How does a business embed corporate culture at the very start of an employee’s journey, i.e. from induction on day 1 (or even earlier)?
It starts with the job description and the way of reaching out to candidates (NOT the employer branding website). It truly reveals what is important for a company (Experience? Personality? Soft skills? Rewards?). Within the recruitment process candidates get to see at a glance how employees are treated in the company, how decisions are made (and how fast), how people-oriented a company is, how innovative a company is, how accessible leaders are, how much a team is involved in management decisions, etc. It does not mean that the process covers it 100%, but there is plenty of information between the lines. Take care of your recruiting!
Corporate culture and the various generations within a business – how do you address the needs and motivations of different generations within a corporate culture?
I believe that a lived corporate culture is beyond age, cultural background, gender or profession. It describes in the core the image of man, how an organization wants to work together for a shared purpose and how to strive for their vision.
The role of creating a feeling of safety within a corporate culture – to discuss, what does ‘safety’ look or feel like to an employee to enable high performance to thrive?
I can just answer this on a personal level because psychological safety is highly subjective. For me it means:
- Authentic Leadership: I can rely on decisions made, behaviour, information, interests and goal settings of my manager. My manager tells me the things he does not know (or where he/she has no control of) and shares information as soon as possible. My manager is also truly interested in his/her team and employees. My manager has a clear vision and strives for it.

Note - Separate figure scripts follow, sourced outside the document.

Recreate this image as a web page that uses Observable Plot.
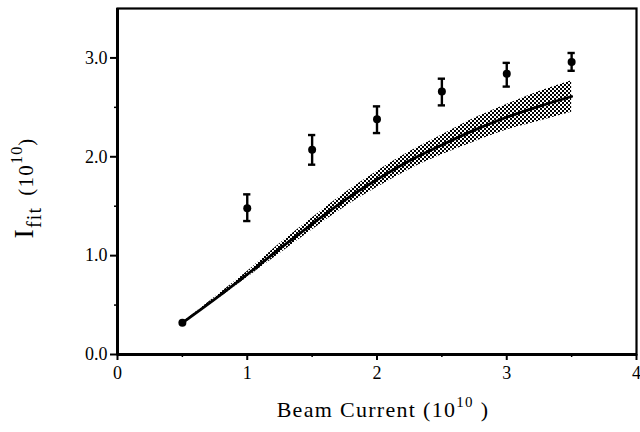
<!DOCTYPE html>
<html>
<head>
<meta charset="utf-8">
<script src="https://cdn.jsdelivr.net/npm/d3@7"></script>
<script src="https://cdn.jsdelivr.net/npm/@observablehq/plot@0.6"></script>
<style>
  html, body { margin: 0; padding: 0; background: #fff; }
  #chart svg { display: block; }
</style>
</head>
<body>
<div id="chart"></div>
<script>
// Measured points (Beam Current, I_fit, error bar low/high) in units of 1e10
const beamX = [0.5, 1.0, 1.5, 2.0, 2.5, 3.0, 3.5];
const fitY  = [0.32, 1.48, 2.07, 2.38, 2.66, 2.84, 2.96];
const errLo = [0.32, 1.35, 1.92, 2.24, 2.52, 2.71, 2.87];
const errHi = [0.32, 1.62, 2.22, 2.51, 2.79, 2.95, 3.05];
const hasErr = [false, true, true, true, true, true, true];

// Model curve with uncertainty band
const curveX  = [0.5, 0.75, 1.0, 1.25, 1.5, 1.75, 2.0, 2.25, 2.5, 2.75, 3.0, 3.25, 3.5];
const curveY  = [0.32, 0.56, 0.81, 1.07, 1.32, 1.56, 1.77, 1.96, 2.12, 2.27, 2.40, 2.51, 2.61];
const curveLo = [0.32, 0.54, 0.78, 1.02, 1.26, 1.49, 1.69, 1.87, 2.02, 2.15, 2.27, 2.36, 2.45];
const curveHi = [0.32, 0.58, 0.84, 1.12, 1.38, 1.63, 1.85, 2.05, 2.22, 2.39, 2.53, 2.66, 2.77];

const xMajor = [0, 1, 2, 3, 4];
const xMinor = [0.5, 1.5, 2.5, 3.5];
const yMajor = [0, 1, 2, 3];
const yMinor = [0.5, 1.5, 2.5];

const points = beamX.map((x, i) => ({x, y: fitY[i], lo: errLo[i], hi: errHi[i], err: hasErr[i]}));
const bars = points.filter(d => d.err);
const curve = curveX.map((x, i) => ({x, y: curveY[i], lo: curveLo[i], hi: curveHi[i]}));

const serif = "'Liberation Serif', 'Times New Roman', Times, serif";
const capHalf = 0.028;

const defsMark = () => {
  const defs = d3.create("svg:defs");
  const p = defs.append("pattern").attr("id", "dotfill").attr("patternUnits", "userSpaceOnUse")
    .attr("width", 4).attr("height", 4);
  p.append("rect").attr("x", 0).attr("y", 0).attr("width", 4).attr("height", 4).attr("fill", "#fff");
  p.append("rect").attr("x", 0).attr("y", 0).attr("width", 2).attr("height", 2).attr("fill", "#000");
  p.append("rect").attr("x", 2).attr("y", 2).attr("width", 2).attr("height", 2).attr("fill", "#000");
  return defs.node();
};

const yTitle = () => {
  const g = d3.create("svg:g");
  const t = g.append("text")
    .attr("transform", "translate(33,188) rotate(-90)")
    .attr("text-anchor", "middle")
    .attr("font-family", serif)
    .attr("font-size", 28)
    .attr("letter-spacing", 1.2)
    .attr("fill", "#000");
  t.append("tspan").text("I");
  t.append("tspan").attr("font-size", 20).attr("dy", 8).text("fit");
  t.append("tspan").attr("font-size", 21).attr("dy", -8).attr("dx", 11).text("(10");
  t.append("tspan").attr("font-size", 16).attr("dy", -11).text("10");
  t.append("tspan").attr("font-size", 21).attr("dy", 11).text(")");
  return g.node();
};

const xTitle = () => {
  const g = d3.create("svg:g");
  const t = g.append("text")
    .attr("x", 383).attr("y", 417)
    .attr("text-anchor", "middle")
    .attr("font-family", serif)
    .attr("font-size", 22)
    .attr("letter-spacing", 1.3)
    .attr("fill", "#000");
  t.append("tspan").text("Beam Current (10");
  t.append("tspan").attr("font-size", 15).attr("dy", -10).text("10");
  t.append("tspan").attr("dy", 10).text(" )");
  return g.node();
};

const chart = Plot.plot({
  width: 640,
  height: 432,
  marginLeft: 117,
  marginRight: 4,
  marginTop: 8,
  marginBottom: 78,
  style: {fontFamily: serif, fontSize: "18px", color: "#000", background: "#fff"},
  x: {domain: [0, 4]},
  y: {domain: [0, 3.5]},
  marks: [
    defsMark,
    Plot.areaY(curve, {x: "x", y1: "lo", y2: "hi", fill: "url(#dotfill)", curve: "monotone-x"}),
    Plot.line(curve, {x: "x", y: "y", stroke: "#000", strokeWidth: 2.8, curve: "monotone-x"}),
    Plot.ruleX(bars, {x: "x", y1: "lo", y2: "hi", stroke: "#000", strokeWidth: 2.4}),
    Plot.ruleY(bars, {y: "hi", x1: d => d.x - capHalf, x2: d => d.x + capHalf, stroke: "#000", strokeWidth: 2.4}),
    Plot.ruleY(bars, {y: "lo", x1: d => d.x - capHalf, x2: d => d.x + capHalf, stroke: "#000", strokeWidth: 2.4}),
    Plot.dot(points, {x: "x", y: "y", r: 4, fill: "#000", stroke: "none"}),
    Plot.axisX(xMajor, {tickSize: 6, tickPadding: 6, strokeWidth: 2, tickFormat: d => String(d), fontSize: 18, label: null}),
    Plot.axisX(xMinor, {tickSize: 3, strokeWidth: 1.5, tickFormat: () => "", label: null}),
    Plot.axisY(yMajor, {tickSize: 7, tickPadding: 3, strokeWidth: 2, tickFormat: d => d.toFixed(1), fontSize: 18, label: null}),
    Plot.axisY(yMinor, {tickSize: 3, strokeWidth: 1.5, tickFormat: () => "", label: null}),
    Plot.frame({stroke: "#000", strokeWidth: 2.2}),
    Plot.ruleX([0], {stroke: "#000", strokeWidth: 3}),
    Plot.ruleY([0], {stroke: "#000", strokeWidth: 3}),
    yTitle,
    xTitle
  ]
});

document.getElementById("chart").appendChild(chart);
</script>
</body>
</html>
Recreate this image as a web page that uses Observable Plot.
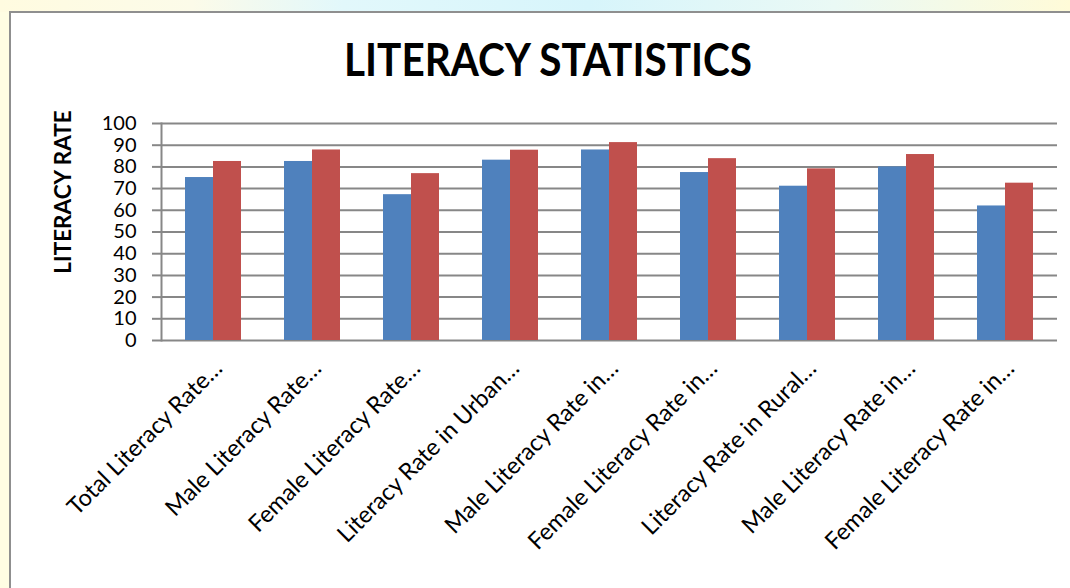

- Collaboration instead of competition: Working together and helping each other’s out
- Transparency: The board/company shares business information and trusts the employees so that employees and teams can take over ownership
- People-Orientation: Employees are seen as people, not just as resources. That’s when you reach eye level. You are talking to an adult. It also means to keep your employees employable (Happy to stay but able to leave), paying fair salaries, living true diversity, finding a way to bring life and work issues together, e.g. with flexible working models
The core of psychological safety is not to be “nice to people” but to bring employees and teams into true ownership and to come into their best sustainable performance.